Navigating through the many types of landscape lighting fixtures can be confusing. The following definitions should help clarify the various fixture types and their common applications.
Spotlights – They are also known as uplights, directional lights or bullets. Downlights are also a type of spotlight. Spotlights are very versatile landscape lighting fixtures because they are able to support a large variety of bulbs, beam widths and wattages. Uplighting trees are one of the most common uses for these lighting fixtures. The most popular landscape lighting spotlighting techniques are highlighting, silhouetting, shadowing, grazing, moonlighting, spotlighting and flood lighting.

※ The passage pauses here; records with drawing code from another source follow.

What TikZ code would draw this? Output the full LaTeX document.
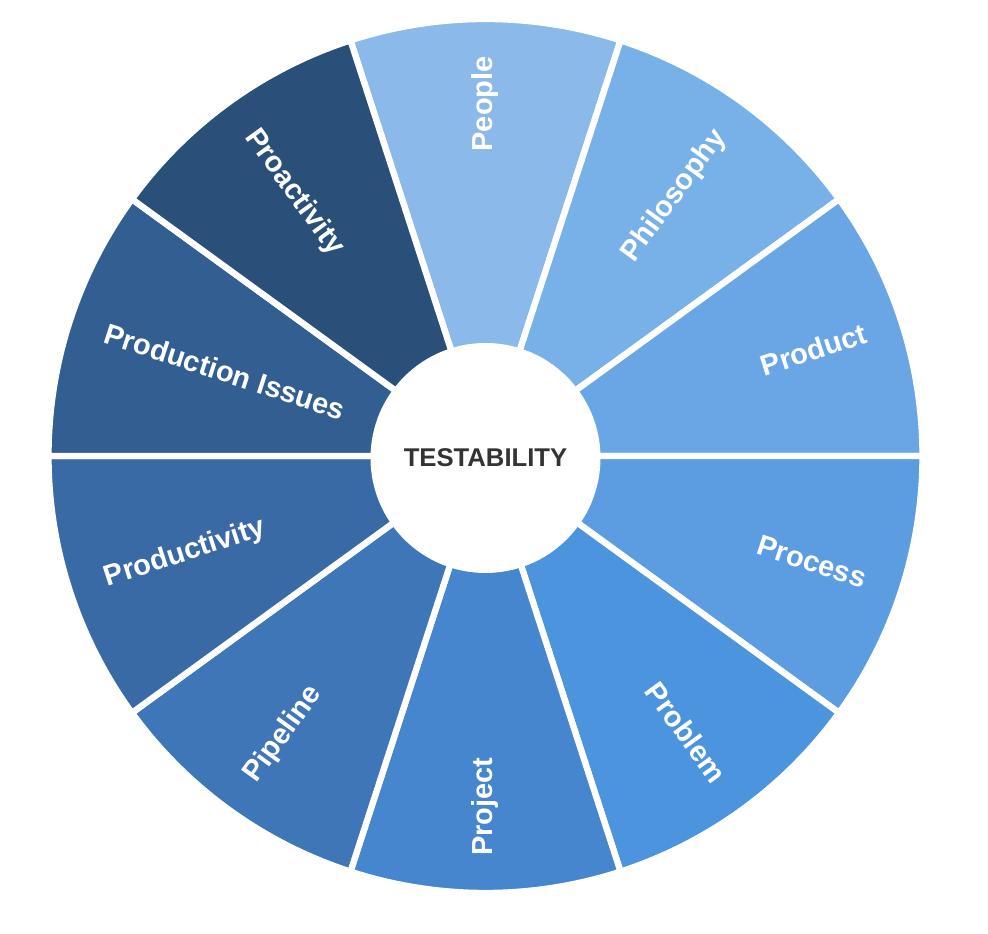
\documentclass[tikz,border=0pt]{standalone}
\usepackage{fontspec}
\setsansfont{Liberation Sans}
\definecolor{cpeople}{HTML}{8AB9EA}
\definecolor{cphilosophy}{HTML}{78B0E8}
\definecolor{cproduct}{HTML}{6AA6E5}
\definecolor{cprocess}{HTML}{5C9DE2}
\definecolor{cproblem}{HTML}{4C94DE}
\definecolor{cproject}{HTML}{4586CF}
\definecolor{cpipeline}{HTML}{3E76B8}
\definecolor{cproductivity}{HTML}{3A6AA6}
\definecolor{cissues}{HTML}{325E92}
\definecolor{cproactivity}{HTML}{2A4F78}
\definecolor{hubtext}{HTML}{333333}
\tikzset{
  sector/.style={draw=white,line width=3.6pt,line join=round},
  seglabel/.style={text=white,inner sep=0pt,font=\sffamily\bfseries\fontsize{16.5}{18}\selectfont},
}

\begin{document}
\begin{tikzpicture}[x=0.2mm,y=0.2mm]
                    \useasboundingbox (-485.5,-478) rectangle (502.5,456);
                    \draw[sector,fill=cpeople] (0,0) -- (72:437) arc[start angle=72,end angle=108,radius=437] -- cycle;
                    \draw[sector,fill=cphilosophy] (0,0) -- (36:437) arc[start angle=36,end angle=72,radius=437] -- cycle;
                    \draw[sector,fill=cproduct] (0,0) -- (0:437) arc[start angle=0,end angle=36,radius=437] -- cycle;
                    \draw[sector,fill=cprocess] (0,0) -- (-36:437) arc[start angle=-36,end angle=0,radius=437] -- cycle;
                    \draw[sector,fill=cproblem] (0,0) -- (-72:437) arc[start angle=-72,end angle=-36,radius=437] -- cycle;
                    \draw[sector,fill=cproject] (0,0) -- (-108:437) arc[start angle=-108,end angle=-72,radius=437] -- cycle;
                    \draw[sector,fill=cpipeline] (0,0) -- (-144:437) arc[start angle=-144,end angle=-108,radius=437] -- cycle;
                    \draw[sector,fill=cproductivity] (0,0) -- (180:437) arc[start angle=180,end angle=216,radius=437] -- cycle;
                    \draw[sector,fill=cissues] (0,0) -- (144:437) arc[start angle=144,end angle=180,radius=437] -- cycle;
                    \draw[sector,fill=cproactivity] (0,0) -- (108:437) arc[start angle=108,end angle=144,radius=437] -- cycle;
                    \node[circle,fill=white,minimum size=46mm,inner sep=0pt,text=hubtext,font=\sffamily\bfseries\fontsize{14.6}{16}\selectfont] (hub) at (0,-2) {TESTABILITY};
                    \node[seglabel,rotate=90,anchor=east] (people) at (90:400) {People};
                    \node[seglabel,rotate=54,anchor=east] (philosophy) at (54:400) {Philosophy};
                    \node[seglabel,rotate=18,anchor=east] (product) at (18:400) {Product};
                    \node[seglabel,rotate=-18,anchor=east] (process) at (-18:400) {Process};
                    \node[seglabel,rotate=-54,anchor=east] (problem) at (-54:400) {Problem};
                    \node[seglabel,rotate=90,anchor=west] (project) at (-90:400) {Project};
                    \node[seglabel,rotate=54,anchor=west] (pipeline) at (-126:400) {Pipeline};
                    \node[seglabel,rotate=18,anchor=west] (productivity) at (-162:400) {Productivity};
                    \node[seglabel,rotate=-18,anchor=west] (issues) at (162:400) {Production Issues};
                    \node[seglabel,rotate=-54,anchor=west] (proactivity) at (126:400) {Proactivity};
                \end{tikzpicture}
\end{document}
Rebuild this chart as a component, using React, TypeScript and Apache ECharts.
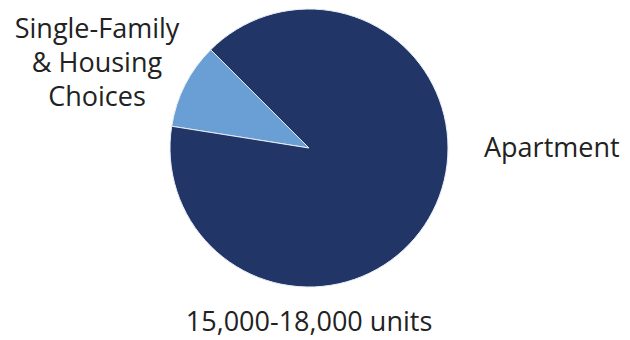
import React, { useEffect, useRef } from "react";
import * as echarts from "echarts";

const categories = ["Single-Family\n& Housing\nChoices", "Apartment"];
const values = [10, 90];
const colors = ["#6a9fd6", "#213666"];
const totalLabel = "15,000-18,000 units";

export default function App() {
  const ref = useRef<HTMLDivElement>(null);
  useEffect(() => {
    if (!ref.current) return;
    const chart = echarts.init(ref.current, undefined, { renderer: "svg" });
    chart.setOption({
      animation: false,
      backgroundColor: "#ffffff",
      series: [
        {
          type: "pie",
          center: [309, 148],
          radius: 139,
          startAngle: 171,
          clockwise: true,
          label: { show: false },
          labelLine: { show: false },
          itemStyle: { borderColor: "#e8eef6", borderWidth: 1 },
          emphasis: { disabled: true },
          data: categories.map((c, i) => ({
            name: c,
            value: values[i],
            itemStyle: { color: colors[i] },
          })),
        },
      ],
      graphic: [
        {
          type: "text",
          x: 97,
          y: 10,
          style: {
            text: categories[0],
            font: "27px 'Open Sans'",
            fill: "#222222",
            align: "center",
            verticalAlign: "top",
            lineHeight: 34,
          },
        },
        {
          type: "text",
          x: 484,
          y: 146,
          style: {
            text: categories[1],
            font: "27px 'Open Sans'",
            fill: "#222222",
            align: "left",
            verticalAlign: "middle",
          },
        },
        {
          type: "text",
          x: 309,
          y: 320,
          style: {
            text: totalLabel,
            font: "27px 'Open Sans'",
            fill: "#222222",
            align: "center",
            verticalAlign: "middle",
            lineHeight: 28,
          },
        },
      ],
    });
    return () => chart.dispose();
  }, []);
  return (
    <div
      ref={ref}
      style={{ position: "absolute", left: 0, top: 0, width: 630, height: 340 }}
    />
  );
}
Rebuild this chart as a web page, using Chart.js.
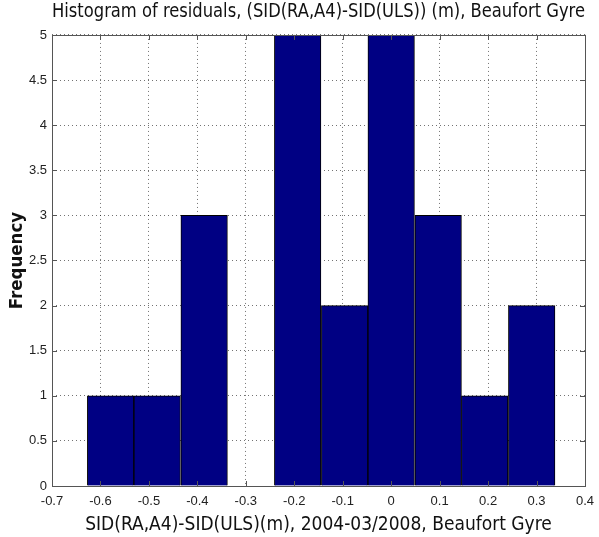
<!DOCTYPE html>
<html>
<head>
<meta charset="utf-8">
<script src="https://cdn.jsdelivr.net/npm/chart.js@4"></script>
<style>
  html, body { margin: 0; padding: 0; background: #fff; }
  #wrap { width: 599px; height: 537px; }
</style>
</head>
<body>
<div id="wrap"><canvas id="c" width="599" height="537"></canvas></div>
<script>
const FONT = "'Liberation Sans Narrow', 'Liberation Sans', sans-serif";
const TITLE_FONT = "'DejaVu Sans Condensed', 'DejaVu Sans', sans-serif";

// histogram bins (centres, m) and counts
const binCentres = [-0.579, -0.483, -0.386, -0.290, -0.193, -0.096, 0.000, 0.097, 0.193, 0.290];
const counts     = [1, 1, 3, 0, 5, 2, 5, 3, 1, 2];
const xTicks = [-0.7, -0.6, -0.5, -0.4, -0.3, -0.2, -0.1, 0, 0.1, 0.2, 0.3, 0.4];
const yTicks = [0, 0.5, 1, 1.5, 2, 2.5, 3, 3.5, 4, 4.5, 5];

const AXIS = '#555';

// inward tick marks + box like matlab axes
Chart.register({
  id: 'matlabBox',
  afterDraw(chart) {
    const { ctx, chartArea: a, scales } = chart;
    const L = 5;
    ctx.save();
    ctx.strokeStyle = AXIS;
    ctx.lineWidth = 1;
    ctx.beginPath();
    xTicks.forEach(v => {
      const x = Math.round(scales.x.getPixelForValue(v)) + 0.5;
      ctx.moveTo(x, a.bottom); ctx.lineTo(x, a.bottom - L);
      ctx.moveTo(x, a.top); ctx.lineTo(x, a.top + L);
    });
    yTicks.forEach(v => {
      const y = Math.round(scales.y.getPixelForValue(v)) + 0.5;
      ctx.moveTo(a.left, y); ctx.lineTo(a.left + L, y);
      ctx.moveTo(a.right, y); ctx.lineTo(a.right - L, y);
    });
    ctx.stroke();
    ctx.strokeRect(Math.round(a.left) + 0.5, Math.round(a.top) + 0.5,
                   Math.round(a.right - a.left), Math.round(a.bottom - a.top));
    ctx.restore();
  }
});

const fmt = v => String(Number(v.toFixed(1)));

new Chart(document.getElementById('c'), {
  type: 'bar',
  data: {
    datasets: [{
      data: binCentres.map((x, i) => ({ x, y: counts[i] })),
      backgroundColor: '#000083',
      borderColor: '#000000',
      borderWidth: 1,
      barPercentage: 1,
      categoryPercentage: 1
    }]
  },
  options: {
    responsive: false,
    animation: false,
    layout: { padding: { top: 0, right: 14, left: 0, bottom: 0 } },
    plugins: {
      legend: { display: false },
      tooltip: { enabled: false },
      title: {
        display: true,
        fullSize: false,
        text: 'Histogram of residuals, (SID(RA,A4)-SID(ULS)) (m), Beaufort Gyre',
        color: '#111',
        font: { family: TITLE_FONT, size: 18.7, weight: 'normal', lineHeight: 1.2 },
        padding: { top: 1, bottom: 11.5 }
      }
    },
    scales: {
      x: {
        type: 'linear',
        offset: false,
        min: -0.7, max: 0.4,
        afterBuildTicks: s => { s.ticks = xTicks.map(value => ({ value })); },
        afterFit: s => { s.height = 51; s.paddingLeft = 0; s.paddingRight = 0; },
        grid: { color: 'rgba(0,0,0,0.55)', drawTicks: false, offset: false },
        border: { display: false, dash: [1, 3] },
        ticks: { color: '#222', padding: 8, font: { family: FONT, size: 13 }, callback: fmt, maxRotation: 0 },
        title: {
          display: true,
          text: 'SID(RA,A4)-SID(ULS)(m), 2004-03/2008, Beaufort Gyre',
          color: '#111',
          font: { family: TITLE_FONT, size: 19 },
          padding: { top: 0, bottom: 1 }
        }
      },
      y: {
        min: 0, max: 5,
        afterBuildTicks: s => { s.ticks = yTicks.map(value => ({ value })); },
        afterFit: s => { s.width = 52; },
        grid: { color: 'rgba(0,0,0,0.55)', drawTicks: false },
        border: { display: false, dash: [1, 3] },
        ticks: { color: '#222', padding: 5, font: { family: FONT, size: 13 }, callback: fmt },
        title: {
          display: true,
          text: 'Frequency',
          color: '#111',
          font: { family: TITLE_FONT, size: 18.5, weight: 'bold' },
          padding: { top: 6, bottom: 0 }
        }
      }
    }
  }
});
</script>
</body>
</html>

Path & Area Lights – Path lights will aim the light down and to the side of the fixture, lighting up paths and walkways. Area lights also aim the lights down, however, they light up the entire area around the fixture. They can be used to light pathways, but also work well to highlight other areas of the home such as a landscape bed. Be sure to pick a path light or area light that is aesthetically pleasing since they will be the most visible.
Flood lights – A great way to add more security and to light up your yard at night is to install flood lights. Even though spotlights can act as flood lights, they are not specifically made for that purpose. Flood lights commonly have a much higher wattage and wider angle than spotlights. They are often used in 120 volt or commercial applications.
Wall Wash Lights – This is a type of flood light is specifically designed to provide fairly even illumination across a wide surface. They are used for any application that seeks to fully illuminate a surface, rather than applying an oval- or wedge-shaped illumination.
Well Lights – Well and in-grade lights include any fixture installed so the majority of the fixture is below ground (grade) level. They are used in applications where the fixture must be in a turf area (so lawn mowers can go over them) or for hardscape applications where foot or vehicular traffic may pass over the fixture. Another reason to use well lights is when the light beam needs to start very close to the ground. For example, when lighting a column it is ideal for the illumination to start at the base of the column. A staked directional fixture is taller so its illumination starts between 6-12 inches from the ground; a well light can illuminate surfaces only a few inches from the ground.
Deck Lights – Since most decks are adjacent to railings, most deck lights are designed to attach to fence posts. They are also useful for mounting on the sides of nearby structures and stairs.
Step Lights – Steps are composed of two main parts – treads (the flat horizontal pieces) and risers (the vertical pieces attached the back of each tread). The treads may be illuminated by fixtures mounted to the risers, or by fixtures mounted to side walls. Some of the same fixtures used for deck lighting also work for steps. So both types are included in the step lighting category.
Hardscape Lights – Hardscapes refer to landscape features made of stones, bricks, tiles or other hard materials. The most common hardscapes are patios, walkways, driveways, stairs, walls and outdoor kitchens or fireplaces. Most hardscape lights are those that attach to the underside of capstones and overhangs. They are easy to hide and provide subtle floodlighting of hardscape surfaces.